The recent Senate acquittal of former president Donald Trump renewed attention on QAnon followers, with reports that some followers are taking the trial result as evidence of the correctness of their beliefs, galvanizing their faith in "the plan." Prior to the acquittal vote, other QAnon followers had soured on the group, particularly after the failed prophecy on January 6 that Trump would remain president.
Families are also experiencing hard feelings and tensions associated with QAnon, as people struggle to relate with family members who are strong believers.
Whether a follower decides to leave or stay, outsiders and loved ones would do well to resist ridiculing. Deprogramming cultish beliefs is difficult under the best of circumstances. Shaming and making fun of adherents may make you feel good, but it won't help you achieve the more important goal of getting back your loved ones. Social science helps us understand why.

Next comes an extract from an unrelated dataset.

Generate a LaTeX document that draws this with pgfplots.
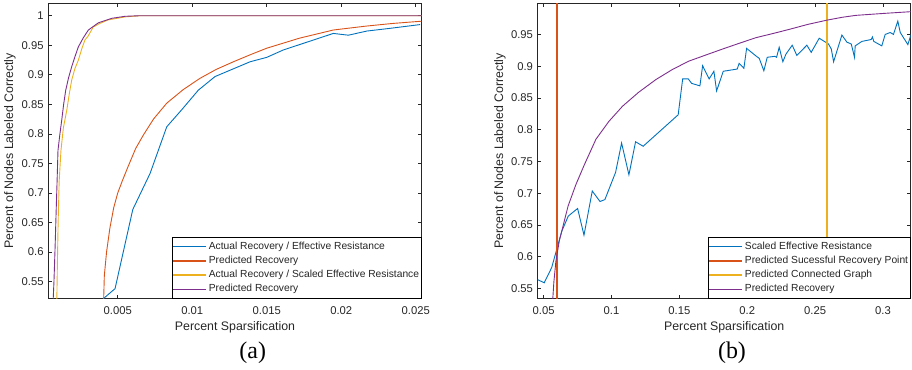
\documentclass[border=0pt]{standalone}
\usepackage{fontspec}
\setmainfont{Liberation Sans}
\newfontfamily\capfont{Liberation Serif}
\usepackage{pgfplots}
\pgfplotsset{compat=1.18}
\definecolor{axgray}{rgb}{0.15,0.15,0.15}
\definecolor{mblue}{rgb}{0,0.447,0.741}
\definecolor{morange}{rgb}{0.85,0.325,0.098}
\definecolor{myellow}{rgb}{0.929,0.694,0.125}
\definecolor{mpurple}{rgb}{0.494,0.184,0.556}
\pgfplotsset{
  mstyle/.style={
    scale only axis,
    scaled ticks=false,
    /pgf/number format/assume math mode=true,
    tick align=inside, major tick length=3.5bp,
    axis line style={draw=axgray, line width=0.6bp},
    every tick/.style={draw=axgray, line width=0.6bp},
    ticklabel style={font=\fontsize{11.3}{13}\selectfont, text=axgray},
    xticklabel style={yshift=-4.2bp},
    yticklabel style={xshift=-1.2bp},
    label style={font=\fontsize{12.4}{14}\selectfont, text=axgray},
    legend style={at={(rel axis cs:1,0)}, anchor=south east, draw=black, line width=0.6bp,
      fill=white, font=\fontsize{10.3}{12}\selectfont, text=axgray,
      inner xsep=0.5bp, inner ysep=2bp, row sep=0bp,
      nodes={inner xsep=1.8bp, inner ysep=2.1bp, text height=7.6bp, text depth=2.4bp}},
    legend cell align=left,
    legend image code/.code={\draw[#1, line width=1.4bp] (0bp,0bp) -- (33bp,0bp);},
    every axis plot/.append style={line width=0.9bp},
  }
}
\begin{document}
\begin{tikzpicture}
\path[use as bounding box] (0,0) rectangle (912bp,370bp);
% ---------------- (a) ----------------
\begin{axis}[mstyle,
  at={(48.3bp,71.3bp)}, anchor=south west, width=373.4bp, height=295.4bp,
  xmin=0.00034, xmax=0.0254, ymin=0.521, ymax=1.021,
  xtick={0.005,0.01,0.015,0.02,0.025}, xticklabels={0.005,0.01,0.015,0.02,0.025},
  ytick={0.55,0.6,0.65,0.7,0.75,0.8,0.85,0.9,0.95,1},
  yticklabels={0.55,0.6,0.65,0.7,0.75,0.8,0.85,0.9,0.95,1},
  xlabel={Percent Sparsification}, ylabel={Percent of Nodes Labeled Correctly},
  xlabel style={at={(axis description cs:0.5,-0.0982)}, anchor=center},
  ylabel style={at={(axis description cs:-0.1026,0.5)}, anchor=center},
]
\addplot[mblue] coordinates {
(0.00403,0.521) (0.00482,0.538) (0.00601,0.672) (0.00717,0.733) (0.00829,0.812)
(0.00930,0.841) (0.01041,0.874) (0.01153,0.897) (0.01388,0.922) (0.01500,0.9295)
(0.01611,0.942) (0.01947,0.970) (0.02048,0.967) (0.02171,0.974) (0.02327,0.9786)
(0.02529,0.985)};
\addlegendentry{Actual Recovery / Effective Resistance}
\addplot[morange] coordinates {
(0.00405,0.515) (0.00410,0.56) (0.00425,0.60) (0.00447,0.64) (0.00473,0.675)
(0.00500,0.70) (0.00530,0.72) (0.00570,0.745) (0.00620,0.775) (0.00672,0.798)
(0.00740,0.825) (0.00829,0.852) (0.00940,0.875) (0.01052,0.894) (0.01160,0.909)
(0.01276,0.922) (0.01390,0.934) (0.01500,0.945) (0.01720,0.962) (0.01947,0.9758)
(0.02170,0.9825) (0.02350,0.987) (0.02529,0.9905) (0.0254,0.9907)};
\addlegendentry{Predicted Recovery}
\addplot[myellow] coordinates {
(0.00091,0.515) (0.00095,0.58) (0.00100,0.65) (0.00107,0.72) (0.00119,0.772)
(0.00135,0.81) (0.00158,0.84) (0.00175,0.868) (0.00191,0.891) (0.00212,0.91)
(0.00236,0.925) (0.00260,0.945) (0.00280,0.959) (0.00300,0.965) (0.00336,0.981)
(0.00380,0.987) (0.00437,0.993) (0.00549,0.998) (0.0065,1.0) (0.0254,1.0)};
\addlegendentry{Actual Recovery / Scaled Effective Resistance}
\addplot[mpurple] coordinates {
(0.00066,0.515) (0.00072,0.55) (0.00079,0.603) (0.00088,0.68) (0.00093,0.72)
(0.00099,0.772) (0.00112,0.80) (0.00124,0.823) (0.00137,0.85) (0.00151,0.874)
(0.00170,0.895) (0.00191,0.9136) (0.00212,0.930) (0.00236,0.9475) (0.00270,0.963)
(0.00303,0.9758) (0.0037,0.988) (0.0046,0.9956) (0.0055,0.999) (0.0065,1.0) (0.0254,1.0)};
\addlegendentry{Predicted Recovery}
\end{axis}
% ---------------- (b) ----------------
\begin{axis}[mstyle,
  at={(537.7bp,71.3bp)}, anchor=south west, width=373bp, height=295.4bp,
  xmin=0.0456, xmax=0.3204, ymin=0.534, ymax=0.999,
  xtick={0.05,0.1,0.15,0.2,0.25,0.3}, xticklabels={0.05,0.1,0.15,0.2,0.25,0.3},
  ytick={0.55,0.6,0.65,0.7,0.75,0.8,0.85,0.9,0.95},
  yticklabels={0.55,0.6,0.65,0.7,0.75,0.8,0.85,0.9,0.95},
  xlabel={Percent Sparsification}, ylabel={Percent of Nodes Labeled Correctly},
  xlabel style={at={(axis description cs:0.5,-0.0982)}, anchor=center},
  ylabel style={at={(axis description cs:-0.101,0.5)}, anchor=center},
]
\addplot[mblue] coordinates {
(0.0456,0.564) (0.0504,0.559) (0.0559,0.583) (0.0633,0.640) (0.0681,0.664)
(0.0750,0.676) (0.0797,0.634) (0.0858,0.7035) (0.0915,0.687) (0.0951,0.690)
(0.1030,0.733) (0.1074,0.779) (0.1128,0.729) (0.1177,0.781) (0.1233,0.774)
(0.1491,0.8235) (0.1524,0.880) (0.1565,0.880) (0.1590,0.873) (0.1651,0.869)
(0.1671,0.9007) (0.1719,0.880) (0.1754,0.892) (0.1774,0.861) (0.1823,0.892)
(0.1926,0.8955) (0.1940,0.9045) (0.1975,0.8967) (0.1995,0.928) (0.2068,0.9155)
(0.2088,0.9124) (0.2122,0.8928) (0.2147,0.914) (0.2203,0.9155) (0.2216,0.914)
(0.2235,0.9297) (0.2262,0.907) (0.2285,0.919) (0.2331,0.933) (0.2365,0.917)
(0.2439,0.933) (0.2471,0.9218) (0.2530,0.944) (0.2598,0.935) (0.2619,0.927)
(0.2636,0.907) (0.2697,0.949) (0.2734,0.9378) (0.2766,0.935) (0.2790,0.914)
(0.2795,0.932) (0.2844,0.939) (0.2913,0.942) (0.2922,0.946) (0.2932,0.939)
(0.2991,0.932) (0.3016,0.950) (0.3053,0.953) (0.3077,0.950) (0.3109,0.971)
(0.3127,0.953) (0.3183,0.934) (0.3212,0.954) (0.3237,0.947)};
\addlegendentry{Scaled Effective Resistance}
\addplot[morange, line width=1.8bp] coordinates {(0.0600,0.534) (0.0600,0.999)};
\addlegendentry{Predicted Sucessful Recovery Point}
\addplot[myellow, line width=1.8bp] coordinates {(0.2590,0.534) (0.2590,0.999)};
\addlegendentry{Predicted Connected Graph}
\addplot[mpurple] coordinates {
(0.0566,0.53) (0.0575,0.56) (0.0590,0.593) (0.0615,0.625) (0.0640,0.646)
(0.0680,0.68) (0.0738,0.714) (0.0800,0.745) (0.0885,0.785) (0.0980,0.813)
(0.1081,0.837) (0.1200,0.859) (0.1327,0.879) (0.1450,0.895) (0.1570,0.908)
(0.1700,0.918) (0.1818,0.927) (0.1940,0.936) (0.2066,0.945) (0.2200,0.952)
(0.2310,0.958) (0.2450,0.966) (0.2590,0.9726) (0.2700,0.977) (0.2800,0.980)
(0.3000,0.983) (0.3204,0.9858)};
\addlegendentry{Predicted Recovery}
\end{axis}
\node[font=\capfont\fontsize{24}{26}\selectfont, anchor=center] at (252.7bp,17bp) {(a)};
\node[font=\capfont\fontsize{24}{26}\selectfont, anchor=center] at (732bp,17bp) {(b)};
\end{tikzpicture}
\end{document}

I wrote earlier about the ways devotees to a cause can respond in the wake of a failed prediction. While there are acute differences between the Seekers cult and QAnon followers, particularly when it comes to their post-disconfirmation behavior thus far, we'd be naive to not learn from the allegiances of past failed prophecies.
The Seekers example dates back to 1954 when a Doomsday group believed the world would end in a catastrophic flood with only the believers in the group being spared. Social psychologist Leon Festinger chronicled the group's actions in the months leading up to and after the prophesied day of destruction.
What was remarkable about the Seekers (and which confirmed Festinger's famous theory of cognitive dissonance) was that when faced with knowledge of the failed prediction—there was no flood—believers not only doubled down on their belief, but immediately began to proselytize. They became desperate to win new converts.
This may resemble what we're seeing with QAnon followers post-acquittal, but by comparison, it's hard to say what they're currently thinking. Perhaps some are laying low and biding their time. Perhaps others have abandoned the group (as did some of the Seekers). Some may be experiencing a restored sense of hope given the most recent failed impeachment of Trump, but we haven't yet seen evidence of increased proselytizing by QAnon adherents.
Both groups experienced a failed prediction on a massive scale, a prediction in which both groups' followers believed strongly and to which they demonstrated fierce commitment. Seekers did so by giving up their jobs and handing over their possessions and savings, while QAnon followers risked exposure and prosecution on January 6 by rioting in the nation's capital. But what determines whether QAnon followers will increase their proselytizing?
Inspired by Festinger's test of his theory of cognitive dissonance, scientists Jane Hardyck and Marcia Braden published a report of a doomsday group they observed in 1962 called the Church of the True Word. The group also faced a disconfirmed prophecy that the world would soon end in nuclear war. In commitment to their belief, the group had built underground fallout shelters and stocked them with canned and dehydrated food, large jugs of water, and power generators. On word that the group's prophet had received a divine message, having already been inspired by certain passages of the book of Revelation, 135 followers headed into their shelters.
Of those who went in, 103 remained for a full 42 days and nights. The faithful received word to come out. Those who'd stayed inside claimed that their stay had strengthened their faith and increased their belief in the work of the group. While the Seekers reframed their own failed prediction as God having spared the world, the True Word group reacted in the same vein by claiming God was testing their faith. In other words, some members of both groups clung to their beliefs.
However, whereas the Seekers desperately began to search for new converts, the True Word group did not. What made the difference? The observations of scientists Hardyck and Braden suggested one possibility: news coverage of the Seekers was largely disdainful and ridiculing. By contrast, the True Word followers received very little ridicule from news outlets or local townspeople. In fact, the town mayor was quoted as explicitly calling for no one to ridicule the group for their beliefs.
It was ridicule that backed the Seekers into a corner from which relief could come only by attempting to find other people who believed the same. Because the True Word followers weren't ridiculed, they were not pushed to the point where they felt no recourse but to proselytize. Herein lies the lesson for us.
Your loved one's next move may depend on the amount of ridicule they experience. It may be tempting to scoff at the group, but in the end it may be counterproductive. If we really want to shrink QAnon, or at least curb its outreach efforts and heal our families, we have to recall the differences in treatment given to followers of the failed prophecies of the past. That's not to say people who broke the law or engaged in other antisocial behavior shouldn't be held accountable, but history does have a way of repeating itself.
Jayson Dibble is an associate professor of communication at Hope College in Holland, Michigan.